• OBJECTIVE: From the first line of the listing below to the line with "g_y_60_150 = [69.1, 65.7, 65.0, 64.1, 63.6, 62.3]", print each line exactly, and nothing more. Leave out the pictures.
+---+
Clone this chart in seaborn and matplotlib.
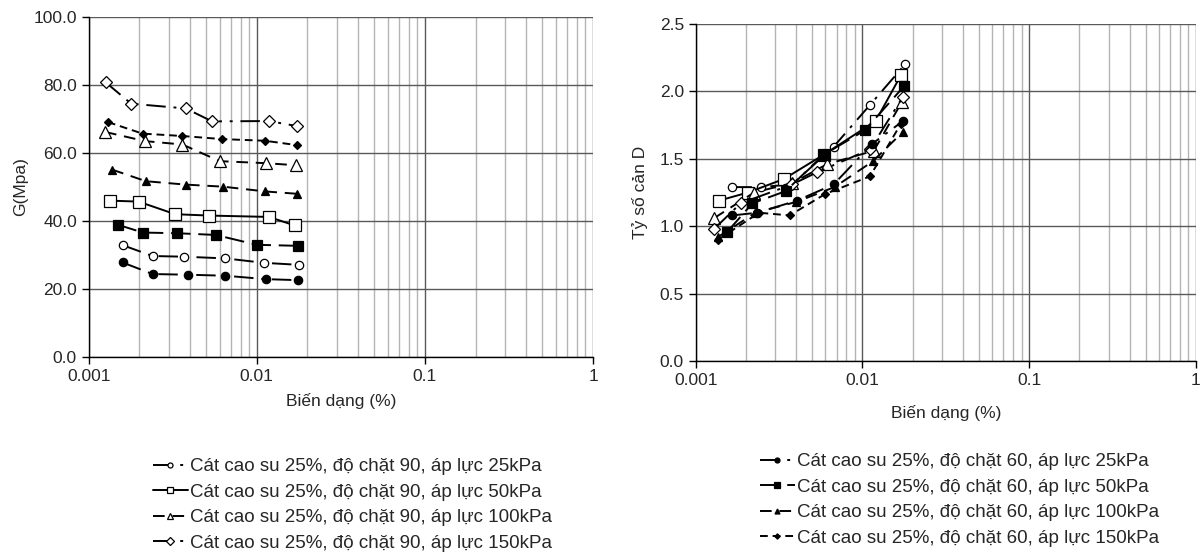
import numpy as np
import pandas as pd
import seaborn as sns
import matplotlib
matplotlib.use("Agg")
import matplotlib.pyplot as plt
from matplotlib.ticker import FixedLocator, FuncFormatter, NullFormatter, LogLocator

sns.set_style("white")
plt.rcParams['font.family'] = ['Liberation Sans', 'DejaVu Sans']

# ---------------- Data ----------------
series_labels = [
    "Cát cao su 25%, độ chặt 90, áp lực 25kPa",
    "Cát cao su 25%, độ chặt 90, áp lực 50kPa",
    "Cát cao su 25%, độ chặt 90, áp lực 100kPa",
    "Cát cao su 25%, độ chặt 90, áp lực 150kPa",
    "Cát cao su 25%, độ chặt 60, áp lực 25kPa",
    "Cát cao su 25%, độ chặt 60, áp lực 50kPa",
    "Cát cao su 25%, độ chặt 60, áp lực 100kPa",
    "Cát cao su 25%, độ chặt 60, áp lực 150kPa",
]

# Left chart: G (MPa) vs strain (%)
g_x_90_25 = [0.00159, 0.00240, 0.00369, 0.00651, 0.0110, 0.0179]
g_y_90_25 = [32.9, 29.7, 29.5, 29.0, 27.7, 27.1]
g_x_90_50 = [0.00133, 0.00198, 0.00327, 0.00518, 0.0118, 0.0168]
g_y_90_50 = [46.0, 45.7, 42.0, 41.6, 41.2, 38.7]
g_x_90_100 = [0.00125, 0.00216, 0.00361, 0.00602, 0.0114, 0.0170]
g_y_90_100 = [66.2, 63.5, 62.5, 57.6, 57.0, 56.4]
g_x_90_150 = [0.00126, 0.00179, 0.00378, 0.00542, 0.0118, 0.0174]
g_y_90_150 = [80.8, 74.5, 73.1, 69.3, 69.4, 67.9]
g_x_60_25 = [0.00159, 0.00240, 0.00390, 0.00651, 0.0113, 0.0176]
g_y_60_25 = [27.8, 24.4, 24.2, 23.9, 22.9, 22.6]
g_x_60_50 = [0.00149, 0.00210, 0.00337, 0.00570, 0.0100, 0.0175]
g_y_60_50 = [38.9, 36.6, 36.4, 35.9, 33.0, 32.7]
g_x_60_100 = [0.00138, 0.00219, 0.00378, 0.00630, 0.0112, 0.0174]
g_y_60_100 = [55.1, 51.7, 50.7, 50.1, 48.7, 48.0]
g_x_60_150 = [0.00130, 0.00209, 0.00361, 0.00617, 0.0112, 0.0174]
g_y_60_150 = [69.1, 65.7, 65.0, 64.1, 63.6, 62.3]

# Right chart: damping ratio D vs strain (%)
d_x_90_25 = [0.00166, 0.00245, 0.00379, 0.00672, 0.0111, 0.0180]
d_y_90_25 = [1.29, 1.29, 1.31, 1.59, 1.90, 2.20]
d_x_90_50 = [0.00138, 0.00206, 0.00338, 0.00585, 0.0120, 0.0170]
d_y_90_50 = [1.19, 1.25, 1.35, 1.53, 1.78, 2.12]
d_x_90_100 = [0.00129, 0.00224, 0.00379, 0.00613, 0.0117, 0.0172]
d_y_90_100 = [1.06, 1.25, 1.32, 1.46, 1.56, 1.92]
d_x_90_150 = [0.00129, 0.00186, 0.00379, 0.00534, 0.0111, 0.0175]
d_y_90_150 = [0.98, 1.17, 1.31, 1.40, 1.57, 1.96]
d_x_60_25 = [0.00166, 0.00234, 0.00405, 0.00672, 0.0114, 0.0175]
d_y_60_25 = [1.08, 1.10, 1.19, 1.31, 1.61, 1.78]
d_x_60_50 = [0.00155, 0.00219, 0.00346, 0.00585, 0.0103, 0.0178]
d_y_60_50 = [0.96, 1.17, 1.26, 1.53, 1.71, 2.04]
d_x_60_100 = [0.00136, 0.00228, 0.00400, 0.00680, 0.0115, 0.0175]
d_y_60_100 = [0.92, 1.10, 1.18, 1.29, 1.48, 1.70]
d_x_60_150 = [0.00136, 0.00240, 0.00366, 0.00600, 0.0111, 0.0170]
d_y_60_150 = [0.90, 1.10, 1.08, 1.24, 1.37, 1.76]

g_x = [g_x_90_25, g_x_90_50, g_x_90_100, g_x_90_150, g_x_60_25, g_x_60_50, g_x_60_100, g_x_60_150]
g_y = [g_y_90_25, g_y_90_50, g_y_90_100, g_y_90_150, g_y_60_25, g_y_60_50, g_y_60_100, g_y_60_150]
d_x = [d_x_90_25, d_x_90_50, d_x_90_100, d_x_90_150, d_x_60_25, d_x_60_50, d_x_60_100, d_x_60_150]
d_y = [d_y_90_25, d_y_90_50, d_y_90_100, d_y_90_150, d_y_60_25, d_y_60_50, d_y_60_100, d_y_60_150]

x_ticks = [0.001, 0.01, 0.1, 1]
x_tick_labels = ["0.001", "0.01", "0.1", "1"]
g_ticks = [0, 20, 40, 60, 80, 100]
d_ticks = [0.0, 0.5, 1.0, 1.5, 2.0, 2.5]

# ---------------- Styles ----------------
styles = [
    dict(marker='o', mfc='white', ms=6, ls=(0, (10, 4, 1.5, 4))),
    dict(marker='s', mfc='white', ms=8, ls='-'),
    dict(marker='^', mfc='white', ms=8, ls=(0, (6, 4))),
    dict(marker='D', mfc='white', ms=6.5, ls=(0, (10, 4, 1.5, 4, 1.5, 4))),
    dict(marker='o', mfc='black', ms=6, ls=(0, (10, 4, 1.5, 4))),
    dict(marker='s', mfc='black', ms=7, ls=(0, (10, 4))),
    dict(marker='^', mfc='black', ms=6, ls=(0, (6, 4))),
    dict(marker='D', mfc='black', ms=4.5, ls=(0, (4, 2.5))),
]

fig = plt.figure(figsize=(12.04, 5.55), dpi=100)
axL = fig.add_axes([88.7/1204, 1-357/555, (593-88.7)/1204, (357-17)/555])
axR = fig.add_axes([695.7/1204, 1-361/555, (1196-695.7)/1204, (361-24)/555])

def style_axis(ax, yticks, fmt, ylabel):
    ax.set_xscale('log')
    ax.set_xlim(0.001, 1)
    ax.set_ylim(yticks[0], yticks[-1])
    ax.xaxis.set_major_locator(FixedLocator(x_ticks))
    ax.set_xticklabels(x_tick_labels)
    ax.xaxis.set_minor_locator(LogLocator(base=10, subs=np.arange(2, 10)))
    ax.xaxis.set_minor_formatter(NullFormatter())
    ax.set_yticks(yticks)
    ax.yaxis.set_major_formatter(FuncFormatter(lambda v, p: fmt.format(v)))
    ax.grid(True, which='major', axis='both', color='#5a5a5a', lw=1.0, zorder=0)
    ax.grid(True, which='minor', axis='x', color='#b4b4b4', lw=1.0, zorder=0)
    for s in ['top', 'right']:
        ax.spines[s].set_visible(False)
    for s in ['left', 'bottom']:
        ax.spines[s].set_color('black')
        ax.spines[s].set_linewidth(1.0)
    ax.tick_params(axis='both', which='major', direction='out', length=5, width=1,
                   color='black', labelsize=12.5, left=True, bottom=True)
    ax.tick_params(axis='x', which='minor', length=0)
    ax.set_xlabel("Biến dạng (%)", fontsize=12.5)
    ax.set_ylabel(ylabel, fontsize=12.5)
    ax.set_axisbelow(True)

def draw(ax, xs, ys):
    handles = []
    for i in range(8):
        st = styles[i]
        df = pd.DataFrame({'x': xs[i], 'y': ys[i]})
        sns.lineplot(data=df, x='x', y='y', ax=ax, color='black', lw=1.4,
                     linestyle=st['ls'], marker=st['marker'], markersize=st['ms'],
                     markerfacecolor=st['mfc'], markeredgecolor='black',
                     markeredgewidth=0.9, sort=False, estimator=None, zorder=3)
        handles.append(ax.lines[-1])
    return handles

hL = draw(axL, g_x, g_y)
hR = draw(axR, d_x, d_y)
style_axis(axL, g_ticks, "{:.1f}", "G(Mpa)")
style_axis(axR, d_ticks, "{:.1f}", "Tỷ số cản D")
axL.xaxis.set_label_coords(0.5, -0.105)
axR.xaxis.set_label_coords(0.5, -0.13)
axL.yaxis.set_label_coords(-0.12, 0.5)
axR.yaxis.set_label_coords(-0.095, 0.5)

leg_kw = dict(loc='upper left', frameon=False, fontsize=13.5, handlelength=1.85,
              handletextpad=0.1, labelspacing=0.45, borderaxespad=0, borderpad=0,
              markerscale=0.6)
fig.legend(hL[:4], series_labels[:4], bbox_to_anchor=(153/1204, 1-458/555), **leg_kw)
fig.legend(hR[4:], series_labels[4:], bbox_to_anchor=(760/1204, 1-453/555), **leg_kw)

fig.savefig("out.png", dpi=100)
+---+
• TASK RESULT:
Clone this chart in seaborn and matplotlib.
import numpy as np
import pandas as pd
import seaborn as sns
import matplotlib
matplotlib.use("Agg")
import matplotlib.pyplot as plt
from matplotlib.ticker import FixedLocator, FuncFormatter, NullFormatter, LogLocator

sns.set_style("white")
plt.rcParams['font.family'] = ['Liberation Sans', 'DejaVu Sans']

# ---------------- Data ----------------
series_labels = [
    "Cát cao su 25%, độ chặt 90, áp lực 25kPa",
    "Cát cao su 25%, độ chặt 90, áp lực 50kPa",
    "Cát cao su 25%, độ chặt 90, áp lực 100kPa",
    "Cát cao su 25%, độ chặt 90, áp lực 150kPa",
    "Cát cao su 25%, độ chặt 60, áp lực 25kPa",
    "Cát cao su 25%, độ chặt 60, áp lực 50kPa",
    "Cát cao su 25%, độ chặt 60, áp lực 100kPa",
    "Cát cao su 25%, độ chặt 60, áp lực 150kPa",
]

# Left chart: G (MPa) vs strain (%)
g_x_90_25 = [0.00159, 0.00240, 0.00369, 0.00651, 0.0110, 0.0179]
g_y_90_25 = [32.9, 29.7, 29.5, 29.0, 27.7, 27.1]
g_x_90_50 = [0.00133, 0.00198, 0.00327, 0.00518, 0.0118, 0.0168]
g_y_90_50 = [46.0, 45.7, 42.0, 41.6, 41.2, 38.7]
g_x_90_100 = [0.00125, 0.00216, 0.00361, 0.00602, 0.0114, 0.0170]
g_y_90_100 = [66.2, 63.5, 62.5, 57.6, 57.0, 56.4]
g_x_90_150 = [0.00126, 0.00179, 0.00378, 0.00542, 0.0118, 0.0174]
g_y_90_150 = [80.8, 74.5, 73.1, 69.3, 69.4, 67.9]
g_x_60_25 = [0.00159, 0.00240, 0.00390, 0.00651, 0.0113, 0.0176]
g_y_60_25 = [27.8, 24.4, 24.2, 23.9, 22.9, 22.6]
g_x_60_50 = [0.00149, 0.00210, 0.00337, 0.00570, 0.0100, 0.0175]
g_y_60_50 = [38.9, 36.6, 36.4, 35.9, 33.0, 32.7]
g_x_60_100 = [0.00138, 0.00219, 0.00378, 0.00630, 0.0112, 0.0174]
g_y_60_100 = [55.1, 51.7, 50.7, 50.1, 48.7, 48.0]
g_x_60_150 = [0.00130, 0.00209, 0.00361, 0.00617, 0.0112, 0.0174]
g_y_60_150 = [69.1, 65.7, 65.0, 64.1, 63.6, 62.3]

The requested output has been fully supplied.